The government points out that worries about inadvertently breaching insolvent trading laws are a key reason why early stage or angel investors are often reluctant to get involved in startups.

“More often than not,” the NISA website says, “entrepreneurs will fail several times before they make it and will usually learn a lot in the process. To help these entrepreneurs to succeed will require a cultural shift. We need to encourage Australians to take a risk, leave behind the fear of failure and be more innovative and ambitious.”

NISA also concedes that Australia’s current insolvency laws are too focused on penalising business failures.

There’s been plenty of talk that directors or business owners, concerned about their own personal liability and reputational damage, may sometimes place a company in voluntary administration too quickly or without trying all avenues to save it.

Watching one’s back

For example, the bi-annual Director Sentiment Index, released by the Australian Institute of Company Directors (AICD) in November, found that 85 percent of company directors believe that the risk of personal liability has caused them to take an overly cautious approach in their decision-making at some point.

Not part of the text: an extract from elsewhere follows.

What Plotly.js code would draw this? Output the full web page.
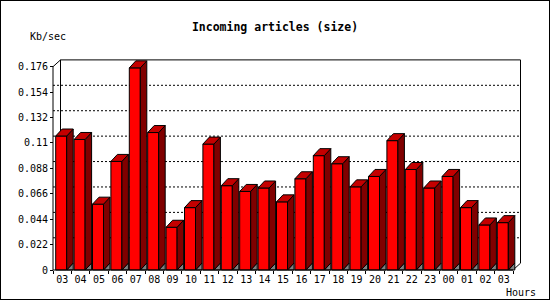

Because small business directors and owners are most likely to have personally invested their own wealth and capital into their businesses, they may have been even more cautious than others about accidentally breaking the insolvent trading laws.

That may all change. The government’s proposed insolvency law reforms are expected to give them more breathing space to fix a company’s problems because they:

  • Introduce a safe harbour for directors from personal liability for insolvent trading if they have appointed a restructuring adviser to develop a turnaround plan for the company.
  • Make ipso facto clauses, which enable one party to terminate a contract solely because of the insolvency of the other party, unenforceable if a company is undertaking a restructure.

“A properly designed safe harbour could encourage directors to seek turnaround advice earlier, avoiding voluntary administration and preserving jobs,” observes John Brogden, CEO of the AICD which has long campaigned for this change.

The planned legislative reforms, expected to come into force in 2017 after the government consults with the business sector, also aim to reduce the current default bankruptcy period from three years to one year – a move expected to ease one of the bigger concerns held by investors in startups and small businesses.

Small businesses and the people they employ will be the greatest beneficiaries. According to the Australian Securities and Investments Commission, 79 percent of insolvencies in the financial year ending June 2015 involved companies with fewer than 20 employees.

Other reform initiatives

Similarly, small businesses will also benefit from an earlier government reform, the Insolvency Law Reform Bill, which passed in the House of Representatives in February.

“We are adjusting Australia’s personal bankruptcy and corporate insolvency regimes to provide financially distressed businesses with the best opportunity to restructure,” says Minister for Small Business and Assistant Treasurer Kelly O’Dwyer, “or be wound up efficiently where the business cannot be revived.”

The changes are expected to lower unnecessary regulatory costs in the winding-up process by facilitating the electronic flow of documents and aligning administrative rules across personal and corporate insolvency.

It will also make it harder to become a registered insolvency practitioner and easier for the regulator to weed out rogue practitioners from the industry.

“This reform package is estimated to reduce compliance costs by around $50 million per year,” Minister O’Dwyer said.

So what’s next?

Industry commentators believe it’s also likely that the government may implement further recommendations made by the Productivity Commission in its Report into Business Set-Up, Transfer and Closure, sent to the government in September.

This Productivity Commission report rejects calls for Australia to adopt a Chapter 11–style procedure, as allowed in the US, or other wholesale changes to the Australian insolvency procedures. Among its many recommendations, however, is one to allow a simplified “small liquidation” process for those companies with liabilities to unrelated parties of less than $250,000.